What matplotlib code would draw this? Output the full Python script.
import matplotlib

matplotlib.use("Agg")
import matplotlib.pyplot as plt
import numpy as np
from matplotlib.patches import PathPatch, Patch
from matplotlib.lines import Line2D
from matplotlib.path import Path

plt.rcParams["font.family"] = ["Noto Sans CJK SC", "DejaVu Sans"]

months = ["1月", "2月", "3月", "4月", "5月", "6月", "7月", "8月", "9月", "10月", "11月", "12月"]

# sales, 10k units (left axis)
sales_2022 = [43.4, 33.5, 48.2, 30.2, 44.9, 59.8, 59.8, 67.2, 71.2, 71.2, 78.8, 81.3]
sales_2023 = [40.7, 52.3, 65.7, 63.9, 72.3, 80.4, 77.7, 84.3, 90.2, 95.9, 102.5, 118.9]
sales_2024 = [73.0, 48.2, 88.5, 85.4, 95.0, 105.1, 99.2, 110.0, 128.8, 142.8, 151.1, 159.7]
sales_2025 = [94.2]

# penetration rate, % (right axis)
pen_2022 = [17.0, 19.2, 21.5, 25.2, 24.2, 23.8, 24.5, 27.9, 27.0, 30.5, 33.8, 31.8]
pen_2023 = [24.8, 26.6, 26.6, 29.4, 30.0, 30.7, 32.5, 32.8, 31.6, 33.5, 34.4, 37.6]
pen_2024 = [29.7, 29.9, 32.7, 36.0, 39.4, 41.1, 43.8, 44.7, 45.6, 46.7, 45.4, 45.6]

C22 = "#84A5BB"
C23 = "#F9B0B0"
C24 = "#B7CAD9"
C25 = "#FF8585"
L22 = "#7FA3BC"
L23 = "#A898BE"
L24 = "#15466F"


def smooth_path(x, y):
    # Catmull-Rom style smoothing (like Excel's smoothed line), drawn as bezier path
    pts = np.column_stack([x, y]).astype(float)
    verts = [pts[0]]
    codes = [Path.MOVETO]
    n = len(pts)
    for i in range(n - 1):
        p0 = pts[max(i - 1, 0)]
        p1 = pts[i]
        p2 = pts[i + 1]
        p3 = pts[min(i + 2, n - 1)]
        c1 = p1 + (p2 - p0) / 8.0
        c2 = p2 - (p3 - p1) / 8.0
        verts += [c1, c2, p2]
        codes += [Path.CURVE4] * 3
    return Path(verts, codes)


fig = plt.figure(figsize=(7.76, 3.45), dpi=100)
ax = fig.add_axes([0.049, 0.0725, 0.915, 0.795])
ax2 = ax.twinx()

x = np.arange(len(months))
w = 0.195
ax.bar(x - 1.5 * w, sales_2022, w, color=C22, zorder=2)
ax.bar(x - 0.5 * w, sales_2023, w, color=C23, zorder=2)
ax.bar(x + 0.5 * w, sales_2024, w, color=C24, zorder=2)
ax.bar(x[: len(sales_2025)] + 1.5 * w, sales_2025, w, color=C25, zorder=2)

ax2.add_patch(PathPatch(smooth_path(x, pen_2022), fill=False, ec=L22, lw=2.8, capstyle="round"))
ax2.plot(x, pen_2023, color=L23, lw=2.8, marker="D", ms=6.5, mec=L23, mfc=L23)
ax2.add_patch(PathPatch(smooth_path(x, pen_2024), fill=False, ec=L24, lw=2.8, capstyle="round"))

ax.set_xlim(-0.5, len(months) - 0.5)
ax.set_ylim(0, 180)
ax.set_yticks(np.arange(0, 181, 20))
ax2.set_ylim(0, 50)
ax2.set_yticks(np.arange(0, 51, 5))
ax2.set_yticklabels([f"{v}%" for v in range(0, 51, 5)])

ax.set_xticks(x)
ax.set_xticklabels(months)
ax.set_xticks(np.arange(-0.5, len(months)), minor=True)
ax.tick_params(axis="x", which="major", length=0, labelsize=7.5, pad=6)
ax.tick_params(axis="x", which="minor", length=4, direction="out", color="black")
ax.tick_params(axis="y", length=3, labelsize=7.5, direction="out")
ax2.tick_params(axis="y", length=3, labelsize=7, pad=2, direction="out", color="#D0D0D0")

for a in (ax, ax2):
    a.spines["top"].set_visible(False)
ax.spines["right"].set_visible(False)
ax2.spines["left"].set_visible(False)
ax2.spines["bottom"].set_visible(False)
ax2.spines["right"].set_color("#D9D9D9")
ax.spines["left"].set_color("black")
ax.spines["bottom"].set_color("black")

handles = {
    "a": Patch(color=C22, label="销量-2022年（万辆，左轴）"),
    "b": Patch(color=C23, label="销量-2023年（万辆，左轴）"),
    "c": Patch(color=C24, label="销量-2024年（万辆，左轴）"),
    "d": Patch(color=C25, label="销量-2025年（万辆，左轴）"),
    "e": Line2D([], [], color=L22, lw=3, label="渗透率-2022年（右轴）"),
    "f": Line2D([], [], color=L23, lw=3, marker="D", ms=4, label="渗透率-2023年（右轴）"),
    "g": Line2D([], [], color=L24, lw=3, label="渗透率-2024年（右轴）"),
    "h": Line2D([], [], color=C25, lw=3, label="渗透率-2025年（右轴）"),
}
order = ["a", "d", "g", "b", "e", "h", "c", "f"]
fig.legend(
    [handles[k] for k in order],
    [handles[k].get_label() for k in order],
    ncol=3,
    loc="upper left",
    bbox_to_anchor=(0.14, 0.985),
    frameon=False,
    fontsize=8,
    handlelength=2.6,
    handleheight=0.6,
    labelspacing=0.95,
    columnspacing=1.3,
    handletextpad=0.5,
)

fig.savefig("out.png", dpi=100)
※
_Goal of the exercise_.
Every line in the data that holds "matplotlib" should be copied out.

_Answer to this task_.
What matplotlib code would draw this? Output the full Python script.
import matplotlib
matplotlib.use("Agg")
import matplotlib.pyplot as plt
from matplotlib.patches import PathPatch, Patch
from matplotlib.lines import Line2D
from matplotlib.path import Path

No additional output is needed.